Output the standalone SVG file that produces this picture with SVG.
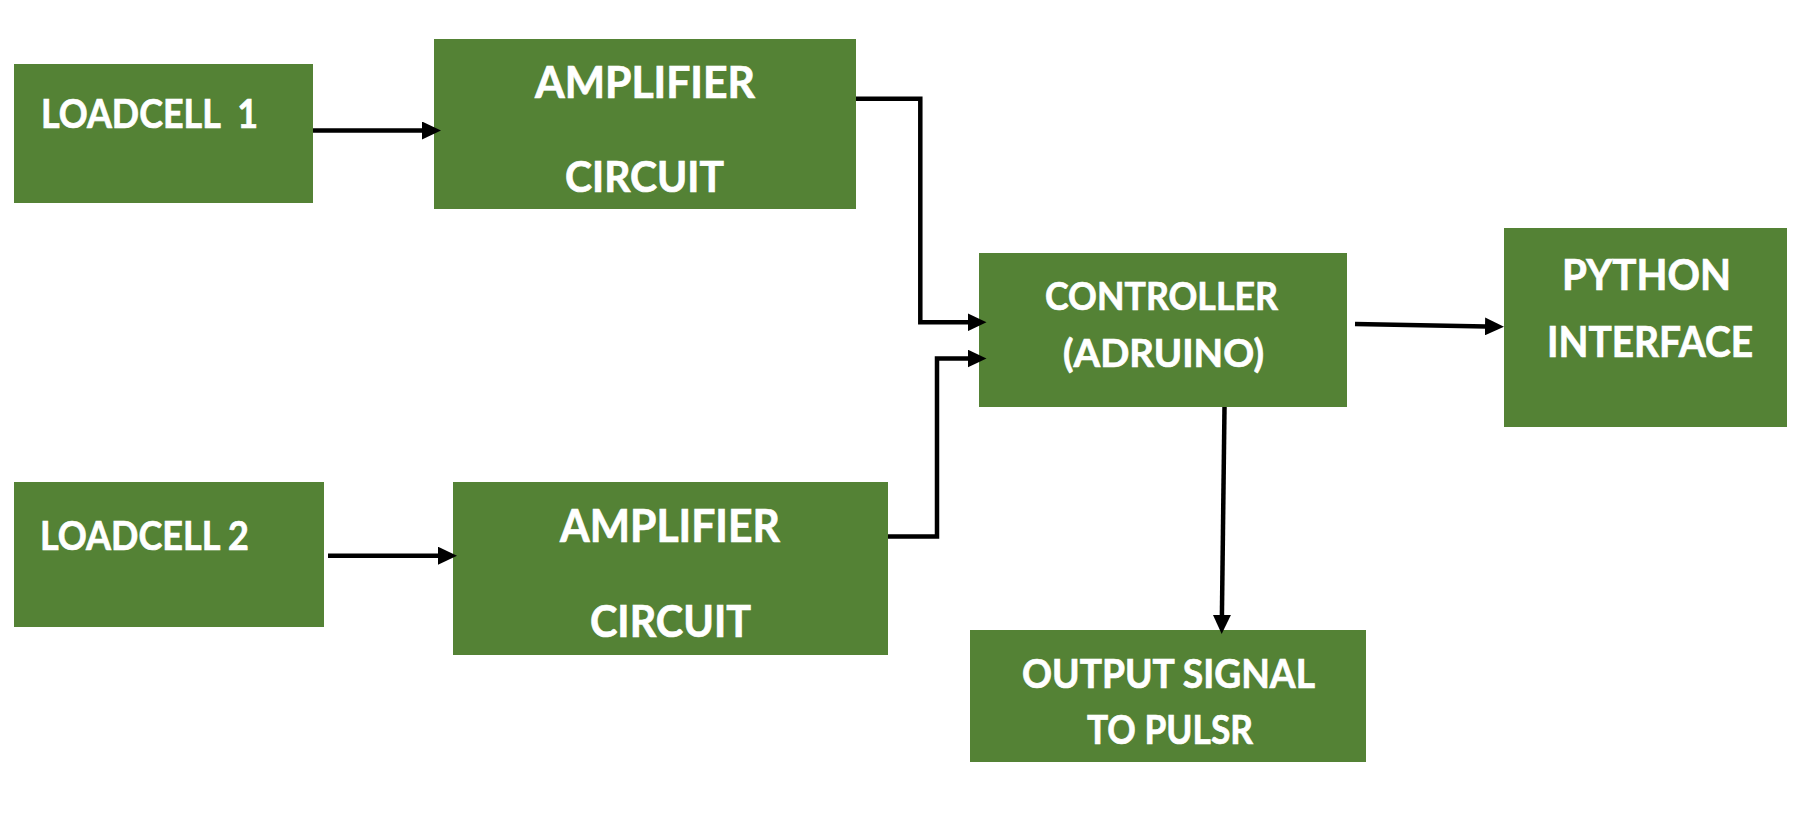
<svg xmlns="http://www.w3.org/2000/svg" width="1808" height="819" viewBox="0 0 1808 819">
<style>
.box{fill:#548235}
.t{fill:#ffffff;stroke:#ffffff;stroke-width:0.7;font-family:Lato,"Liberation Sans",sans-serif;font-weight:bold}
.c{fill:none;stroke:#000000;stroke-width:4.5;stroke-linejoin:miter}
</style>
<defs>
<marker id="ah" viewBox="0 0 19 18" refX="1" refY="9" markerWidth="19" markerHeight="18" markerUnits="userSpaceOnUse" orient="auto">
<path d="M0,0 L19,9 L0,18 z" fill="#000000"/>
</marker>
</defs>
<rect width="1808" height="819" fill="#ffffff"/>
<g id="loadcell1">
<rect class="box" x="14" y="64" width="299" height="139"/>
<text class="t" x="41" y="128.3" font-size="41" textLength="217" lengthAdjust="spacingAndGlyphs" xml:space="preserve">LOADCELL  1</text>
</g>
<g id="amplifier1">
<rect class="box" x="434" y="39" width="422" height="170"/>
<text class="t" x="535" y="98.3" font-size="43.5" textLength="220" lengthAdjust="spacingAndGlyphs">AMPLIFIER</text>
<text class="t" x="565" y="192" font-size="42.5" textLength="159" lengthAdjust="spacingAndGlyphs">CIRCUIT</text>
</g>
<g id="loadcell2">
<rect class="box" x="14" y="482" width="310" height="145"/>
<text class="t" x="40" y="550" font-size="41" textLength="209" lengthAdjust="spacingAndGlyphs">LOADCELL 2</text>
</g>
<g id="amplifier2">
<rect class="box" x="453" y="482" width="435" height="173"/>
<text class="t" x="560" y="541.7" font-size="45.5" textLength="220" lengthAdjust="spacingAndGlyphs">AMPLIFIER</text>
<text class="t" x="590" y="636.7" font-size="44.5" textLength="161" lengthAdjust="spacingAndGlyphs">CIRCUIT</text>
</g>
<g id="controller">
<rect class="box" x="979" y="253" width="368" height="154"/>
<text class="t" x="1045" y="310" font-size="38.5" textLength="233" lengthAdjust="spacingAndGlyphs">CONTROLLER</text>
<text class="t" x="1063" y="366.7" font-size="38.5" textLength="201" lengthAdjust="spacingAndGlyphs">(ADRUINO)</text>
</g>
<g id="python">
<rect class="box" x="1504" y="228" width="283" height="199"/>
<text class="t" x="1562" y="290" font-size="42.5" textLength="169" lengthAdjust="spacingAndGlyphs">PYTHON</text>
<text class="t" x="1547" y="357" font-size="41.5" textLength="206" lengthAdjust="spacingAndGlyphs">INTERFACE</text>
</g>
<g id="output">
<rect class="box" x="970" y="630" width="396" height="132"/>
<text class="t" x="1022" y="688" font-size="40.5" textLength="293" lengthAdjust="spacingAndGlyphs">OUTPUT SIGNAL</text>
<text class="t" x="1087" y="743.5" font-size="40.5" textLength="166" lengthAdjust="spacingAndGlyphs">TO PULSR</text>
</g>
<g id="connectors">
<path class="c" d="M313,130.5 H423" marker-end="url(#ah)"/>
<path class="c" d="M328,555.7 H439" marker-end="url(#ah)"/>
<path class="c" d="M856,98.7 H920.3 V322.3 H968.5" marker-end="url(#ah)"/>
<path class="c" d="M888,536.5 H937 V358.5 H968.5" marker-end="url(#ah)"/>
<path class="c" d="M1355,324 L1486,326.4" marker-end="url(#ah)"/>
<path class="c" d="M1224.5,407 L1221.9,616" marker-end="url(#ah)"/>
</g>
</svg>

### Brief:
Extract the full listing above verbatim; pictures are to be left out of the copy.

### Answer to the task:
Output the standalone SVG file that produces this picture with SVG.
<svg xmlns="http://www.w3.org/2000/svg" width="1808" height="819" viewBox="0 0 1808 819">
<style>
.box{fill:#548235}
.t{fill:#ffffff;stroke:#ffffff;stroke-width:0.7;font-family:Lato,"Liberation Sans",sans-serif;font-weight:bold}
.c{fill:none;stroke:#000000;stroke-width:4.5;stroke-linejoin:miter}
</style>
<defs>
<marker id="ah" viewBox="0 0 19 18" refX="1" refY="9" markerWidth="19" markerHeight="18" markerUnits="userSpaceOnUse" orient="auto">
<path d="M0,0 L19,9 L0,18 z" fill="#000000"/>
</marker>
</defs>
<rect width="1808" height="819" fill="#ffffff"/>
<g id="loadcell1">
<rect class="box" x="14" y="64" width="299" height="139"/>
<text class="t" x="41" y="128.3" font-size="41" textLength="217" lengthAdjust="spacingAndGlyphs" xml:space="preserve">LOADCELL  1</text>
</g>
<g id="amplifier1">
<rect class="box" x="434" y="39" width="422" height="170"/>
<text class="t" x="535" y="98.3" font-size="43.5" textLength="220" lengthAdjust="spacingAndGlyphs">AMPLIFIER</text>
<text class="t" x="565" y="192" font-size="42.5" textLength="159" lengthAdjust="spacingAndGlyphs">CIRCUIT</text>
</g>
<g id="loadcell2">
<rect class="box" x="14" y="482" width="310" height="145"/>
<text class="t" x="40" y="550" font-size="41" textLength="209" lengthAdjust="spacingAndGlyphs">LOADCELL 2</text>
</g>
<g id="amplifier2">
<rect class="box" x="453" y="482" width="435" height="173"/>
<text class="t" x="560" y="541.7" font-size="45.5" textLength="220" lengthAdjust="spacingAndGlyphs">AMPLIFIER</text>
<text class="t" x="590" y="636.7" font-size="44.5" textLength="161" lengthAdjust="spacingAndGlyphs">CIRCUIT</text>
</g>
<g id="controller">
<rect class="box" x="979" y="253" width="368" height="154"/>
<text class="t" x="1045" y="310" font-size="38.5" textLength="233" lengthAdjust="spacingAndGlyphs">CONTROLLER</text>
<text class="t" x="1063" y="366.7" font-size="38.5" textLength="201" lengthAdjust="spacingAndGlyphs">(ADRUINO)</text>
</g>
<g id="python">
<rect class="box" x="1504" y="228" width="283" height="199"/>
<text class="t" x="1562" y="290" font-size="42.5" textLength="169" lengthAdjust="spacingAndGlyphs">PYTHON</text>
<text class="t" x="1547" y="357" font-size="41.5" textLength="206" lengthAdjust="spacingAndGlyphs">INTERFACE</text>
</g>
<g id="output">
<rect class="box" x="970" y="630" width="396" height="132"/>
<text class="t" x="1022" y="688" font-size="40.5" textLength="293" lengthAdjust="spacingAndGlyphs">OUTPUT SIGNAL</text>
<text class="t" x="1087" y="743.5" font-size="40.5" textLength="166" lengthAdjust="spacingAndGlyphs">TO PULSR</text>
</g>
<g id="connectors">
<path class="c" d="M313,130.5 H423" marker-end="url(#ah)"/>
<path class="c" d="M328,555.7 H439" marker-end="url(#ah)"/>
<path class="c" d="M856,98.7 H920.3 V322.3 H968.5" marker-end="url(#ah)"/>
<path class="c" d="M888,536.5 H937 V358.5 H968.5" marker-end="url(#ah)"/>
<path class="c" d="M1355,324 L1486,326.4" marker-end="url(#ah)"/>
<path class="c" d="M1224.5,407 L1221.9,616" marker-end="url(#ah)"/>
</g>
</svg>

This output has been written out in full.